The comment reinforces the tension between central banks and markets over the likely trajectory of inflation, with traders urging policy makers to begin tightening to head off faster price growth. Australia’s central bank, like counterparts around the world, is grappling with whether a recent acceleration in inflation is temporary or more enduring.
Governor Philip Lowe has kept interest rates at 0.1% and reiterated that they will not be lifted until inflation is “sustainably” within the RBA’s 2-3% target, a goal he sees as unlikely to be met before 2024.
To reach the CPI target, “the labor market will need to be tight enough to generate materially higher wages growth than at the time of the meeting,” the central bank said today. “The board will not raise the cash rate until these criteria are met, and is prepared to be patient.”
The RBA abandoned its three year-yield target two weeks ago after faster-than-forecast inflation sparked a bond sell-off that sent short-term yields surging.
Its dovish stance has been challenged by rate traders, emboldened by rapid Covid-19 immunization rates and an earlier-than-expected reopening of the nation’s A$2 trillion ($1.5 trillion) economy. Market pricing now imply at least three rate increases next year with a chance of a fourth hike.

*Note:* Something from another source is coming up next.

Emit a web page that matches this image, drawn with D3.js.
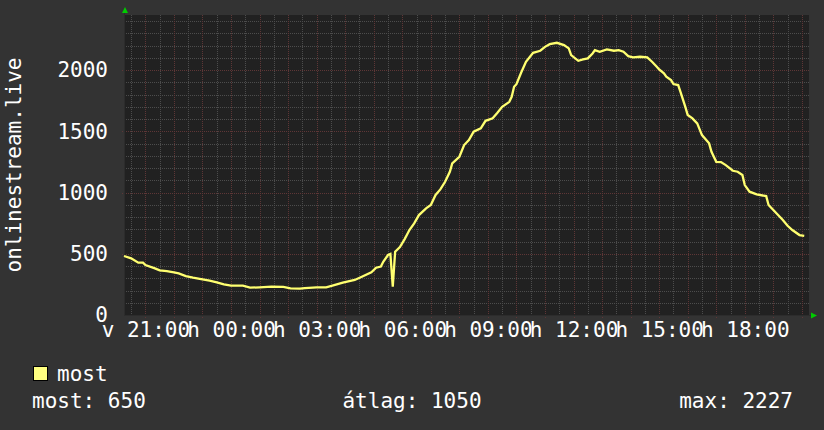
<!DOCTYPE html>
<html>
<head>
<meta charset="utf-8">
<script src="https://cdn.jsdelivr.net/npm/d3@7"></script>
<style>
    body { margin: 0; background: #333333; }
    svg { display: block; }
    text { font-family: "DejaVu Sans Mono", monospace; fill: #ffffff; }
</style>
</head>
<body>
<div id="chart"></div>
<script>
// minutes after the start of the window (vasárnap 20:15)
let minutes = [
    0, 15, 30, 40, 45, 65, 75, 90, 105, 115, 130, 145, 165, 180, 195, 210,
    225, 250, 265, 285, 310, 335, 350, 370, 380, 405, 425, 440, 460, 485,
    500, 520, 530, 540, 545, 555, 560, 565, 570, 580, 590, 600, 610, 620,
    635, 645, 655, 665, 675, 685, 690, 705, 715, 725, 735, 750, 760, 775,
    785, 795, 810, 815, 820, 825, 835, 845, 860, 875, 885, 895, 910, 925,
    935, 940, 955, 965, 975, 985, 990, 1000, 1015, 1030, 1040, 1050, 1060,
    1070, 1085, 1100, 1110, 1120, 1125, 1135, 1140, 1150, 1155, 1165, 1170,
    1180, 1185, 1195, 1205, 1215, 1230, 1235, 1245, 1255, 1265, 1280, 1290,
    1300, 1305, 1315, 1330, 1350, 1355, 1365, 1375, 1385, 1395, 1405, 1420,
    1430
];
let values = [
    482, 463, 427, 427, 408, 381, 365, 359, 348, 340, 318, 305, 291, 280, 267, 251,
    240, 240, 223, 226, 231, 229, 218, 215, 220, 226, 226, 242, 264, 286,
    313, 348, 386, 396, 435, 490, 498, 231, 517, 555, 620, 694, 748, 816,
    871, 898, 980, 1026, 1088, 1170, 1238, 1292, 1388, 1429, 1497, 1524, 1586, 1606,
    1651, 1700, 1741, 1782, 1864, 1885, 1980, 2068, 2141, 2158, 2190, 2212, 2223, 2204,
    2177, 2122, 2076, 2087, 2096, 2136, 2163, 2150, 2169, 2158, 2163, 2150, 2114,
    2104, 2109, 2104, 2068, 2027, 2005, 1973, 1946, 1918, 1886, 1878, 1820,
    1700, 1633, 1606, 1565, 1469, 1402, 1333, 1251, 1249, 1224, 1178, 1170,
    1143, 1061, 1007, 985, 971, 898, 857, 816, 776, 729, 694, 653,
    647
];
let yTicks = [0, 500, 1000, 1500, 2000];
let dayNames = ["v", "h", "k", "sze", "cs", "p", "szo"];
let seriesName = "most";
let statLabels = ["most: 650", "átlag: 1050", "max: 2227"];
let axisTitle = "onlinestream.live";
let windowStart = new Date(2024, 2, 3, 20, 15);
let windowEnd = new Date(2024, 2, 4, 20, 15);

RrdGraph = function(_parentElement, _minutes, _values) {
    this.parentElement = _parentElement;
    this.data = _minutes.map((m, i) => ({
        time: d3.timeMinute.offset(windowStart, m),
        value: _values[i]
    }));

    this.initVis();
}

RrdGraph.prototype.initVis = function() {
    let vis = this;

    vis.width = 824;
    vis.height = 430;
    vis.plot = { left: 124, right: 809, top: 15, bottom: 315 };

    vis.svg = d3.select("#" + vis.parentElement)
        .append("svg")
        .attr("width", vis.width)
        .attr("height", vis.height);

    vis.svg.append("rect")
        .attr("width", vis.width)
        .attr("height", vis.height)
        .attr("fill", "#333333");

    vis.x = d3.scaleTime()
        .domain([windowStart, windowEnd])
        .range([vis.plot.left, vis.plot.right]);

    vis.y = d3.scaleLinear()
        .domain([0, 2450])
        .range([vis.plot.bottom, vis.plot.top]);

    vis.svg.append("rect")
        .attr("x", vis.plot.left)
        .attr("y", vis.plot.top)
        .attr("width", vis.plot.right - vis.plot.left)
        .attr("height", vis.plot.bottom - vis.plot.top)
        .attr("fill", "#212121");

    vis.drawGrid();
    vis.drawAxes();
    vis.updateVis();
    vis.drawLegend();
}

RrdGraph.prototype.drawGrid = function() {
    let vis = this;

    let halfHours = d3.timeMinute.every(30).range(windowStart, windowEnd)
        .filter((d) => d.getMinutes() == 30);
    let hours = d3.timeHour.range(windowStart, windowEnd);
    let minorY = d3.range(100, 2450, 100).filter((v) => v % 500 != 0);
    let majorY = yTicks.filter((v) => v > 0);

    let grid = vis.svg.append("g").attr("class", "grid");

    grid.selectAll(".vminor")
        .data(halfHours)
        .enter()
        .append("line")
        .attr("x1", (d) => Math.round(vis.x(d)) + 0.5)
        .attr("x2", (d) => Math.round(vis.x(d)) + 0.5)
        .attr("y1", vis.plot.top)
        .attr("y2", vis.plot.bottom)
        .attr("stroke", "#4c4c4c")
        .attr("stroke-dasharray", "1,1");

    grid.selectAll(".hminor")
        .data(minorY)
        .enter()
        .append("line")
        .attr("x1", vis.plot.left)
        .attr("x2", vis.plot.right)
        .attr("y1", (d) => Math.round(vis.y(d)) + 0.5)
        .attr("y2", (d) => Math.round(vis.y(d)) + 0.5)
        .attr("stroke", "#4c4c4c")
        .attr("stroke-dasharray", "1,1");

    grid.selectAll(".vmajor")
        .data(hours)
        .enter()
        .append("line")
        .attr("x1", (d) => Math.round(vis.x(d)) + 0.5)
        .attr("x2", (d) => Math.round(vis.x(d)) + 0.5)
        .attr("y1", vis.plot.top)
        .attr("y2", vis.plot.bottom + 3)
        .attr("stroke", "#5e3636")
        .attr("stroke-dasharray", "1,1");

    grid.selectAll(".hmajor")
        .data(majorY)
        .enter()
        .append("line")
        .attr("x1", vis.plot.left - 2)
        .attr("x2", vis.plot.right)
        .attr("y1", (d) => Math.round(vis.y(d)) + 0.5)
        .attr("y2", (d) => Math.round(vis.y(d)) + 0.5)
        .attr("stroke", "#5e3636")
        .attr("stroke-dasharray", "1,1");
}

RrdGraph.prototype.drawAxes = function() {
    let vis = this;

    let fmt = (d) => dayNames[d.getDay()] + " " + d3.timeFormat("%H:%M")(d);

    let xAxis = d3.axisBottom(vis.x)
        .tickValues(d3.timeHour.every(3).range(windowStart, windowEnd))
        .tickFormat(fmt)
        .tickSize(0)
        .tickPadding(7);

    let gx = vis.svg.append("g")
        .attr("transform", "translate(0," + vis.plot.bottom + ")")
        .call(xAxis);
    gx.select(".domain").remove();
    gx.selectAll("text")
        .attr("font-size", 21)
        .attr("font-family", "DejaVu Sans Mono")
        .attr("fill", "#ffffff");

    let yAxis = d3.axisLeft(vis.y)
        .tickValues(yTicks)
        .tickFormat(d3.format("d"))
        .tickSize(0)
        .tickPadding(16);

    let gy = vis.svg.append("g")
        .attr("transform", "translate(" + vis.plot.left + ",0)")
        .call(yAxis);
    gy.select(".domain").remove();
    gy.selectAll("text")
        .attr("font-size", 21)
        .attr("font-family", "DejaVu Sans Mono")
        .attr("fill", "#ffffff");

    // axis lines and the green arrows
    vis.svg.append("line")
        .attr("x1", vis.plot.left + 0.5).attr("x2", vis.plot.left + 0.5)
        .attr("y1", vis.plot.top - 2).attr("y2", vis.plot.bottom)
        .attr("stroke", "#2c2c2c");
    vis.svg.append("line")
        .attr("x1", vis.plot.left).attr("x2", vis.plot.right + 2)
        .attr("y1", vis.plot.bottom + 0.5).attr("y2", vis.plot.bottom + 0.5)
        .attr("stroke", "#2c2c2c");

    vis.svg.append("path")
        .attr("d", "M" + (vis.plot.left - 2) + "," + (vis.plot.top - 2) +
            " L" + (vis.plot.left + 1) + "," + (vis.plot.top - 8) +
            " L" + (vis.plot.left + 4) + "," + (vis.plot.top - 2) + "Z")
        .attr("fill", "#00cc00");
    vis.svg.append("path")
        .attr("d", "M" + (vis.plot.right + 2) + "," + (vis.plot.bottom - 2.5) +
            " L" + (vis.plot.right + 8) + "," + (vis.plot.bottom + 0.5) +
            " L" + (vis.plot.right + 2) + "," + (vis.plot.bottom + 3.5) + "Z")
        .attr("fill", "#00cc00");

    vis.svg.append("text")
        .attr("transform", "translate(21," + ((vis.plot.top + vis.plot.bottom) / 2) + ") rotate(-90)")
        .attr("text-anchor", "middle")
        .attr("font-size", 21)
        .text(axisTitle);
}

RrdGraph.prototype.updateVis = function() {
    let vis = this;

    let line = d3.line()
        .x((d) => vis.x(d.time))
        .y((d) => vis.y(d.value));

    vis.svg.append("path")
        .datum(vis.data)
        .attr("d", line)
        .attr("fill", "none")
        .attr("stroke", "#ffff70")
        .attr("stroke-width", 2.3)
        .attr("stroke-linejoin", "miter");
}

RrdGraph.prototype.drawLegend = function() {
    let vis = this;

    vis.svg.append("rect")
        .attr("x", 33.5).attr("y", 366.5)
        .attr("width", 14).attr("height", 14)
        .attr("fill", "#ffff80")
        .attr("stroke", "#000000");

    vis.svg.append("text")
        .attr("x", 57).attr("y", 381)
        .attr("font-size", 21)
        .text(seriesName);

    vis.svg.selectAll(".stat")
        .data(statLabels)
        .enter()
        .append("text")
        .attr("class", "stat")
        .attr("x", (d, i) => [32, 412, 793][i])
        .attr("y", 408)
        .attr("text-anchor", (d, i) => ["start", "middle", "end"][i])
        .attr("font-size", 21)
        .text((d) => d);
}

new RrdGraph("chart", minutes, values);
</script>
</body>
</html>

Lowe is due to speak at 1:30 p.m. Sydney time on “Recent Trends in Inflation.”
The RBA reaffirmed its decision to continue with its A$4 billion a week bond program until mid February 2022, when it will be reviewed. This will be based on three considerations:
the actions of other central banks
how the domestic bond market is functioning; and
the actual and expected progress towards the goals for inflation and unemployment
The RBA is trying to push unemployment down toward 4% to spark faster pay gains and revive inflation.
Earlier this month, it upgraded its economic forecasts, now expecting underlying inflation to hit the 2.5% mid-point of its target by end-2023.